この三月に『オーケストラで踊ろう!』が終わってから、来し方を振り返りながら、ちょっと一息をついています。この3年間、いろいろな仕組みを設計して動かしてきましたが、不十分な点はいろいろとあります。その一つひとつを精査検証して、お客さまにより喜んでいただけるように、そして良い思い出をたくさん持って帰っていただけるように修正を加えなければならないと考えています。また、人事に関する課題もあります。劇場・ホールは「ひと」です。九割方は「ひと」で決まります。「ひと」が変われば、サービスの質は確実に変わってしまいます。むろん、一定程度の人事の流動化は必要です。また、若い職員が多いだけに、結婚や出産、介護などでの退職や休職は避けようもありません。また、アーラの人材が他の会館から求められることも今後はあり得ます。それでも「サービスの質」を微々たる変化にとどめなければアーラは市民の皆さんの負託に応えていないことになります。

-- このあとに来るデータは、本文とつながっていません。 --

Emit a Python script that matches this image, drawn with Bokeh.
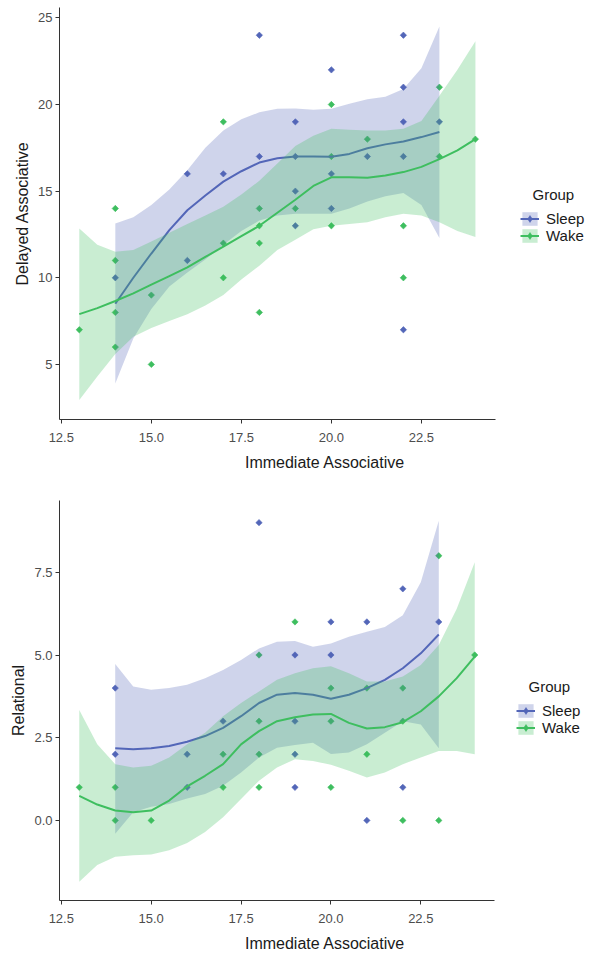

今後に予想される大きな課題のひとつがそこです。その人事ローテーションが澱みなく回るようにしなければ、最終的に不利益をこうむるのは可児市民です。それは絶対に避けなければなりません。その責任は私たち管理職員にあります。質を落とさないで「アーラ」でありつづけるのは、私一人がどう頑張っても、何とかなることではありません。

アーラの職員に必要な資質は、第一に「人間性」です。前向きに物事を考えて実行できること、失敗してもそれを学習の機会に出来る性格です。学歴や職歴や家庭環境は、劇場の仕事をするにはまったく関係ありません。唯一の「資格」と言えば、コミュニケーション能力に長けていることぐらいでしょうか。しかし、それが難しいのです。そういう人材はなかなか居ないのです。それだけに、より広範囲から、日本中から「アーラで働きたい」という多くの志望者に集まってもらいたいのです。そのためには、アーラのブランディングは必須です。結果として最終受益者である可児市民の利益を守ることになると考えています。この三年間は、そのブランドづくりの外枠をつくってきた時間でした。

アーラの職員は物凄いスピードで成長しています。お客さまの受取価値を高める工夫や演出力は、他の公共ホールに行ったら群を抜くと思っています。それだけ日々の仕事で要求されているものは大きいし、それを常に考えることを私は彼らに求めています。それだけに、現在の「戦力」で何時までアーラを進化させ続けることができるのか、一息ついた踊り場で考えるのは、どうしてもそこに行き着いてしまいます。アーラはまだまだ進化できます。それには人材の質のキープがどうしても必要です。それを担保するために、「地域劇場のトップランナー」のブランドづくりが私の仕事になってくるのです。ともかくも、あと二年間の任期でどこまで行けるかが、私の最近の関心事です。その先は、身体と能力との相談でしょうか。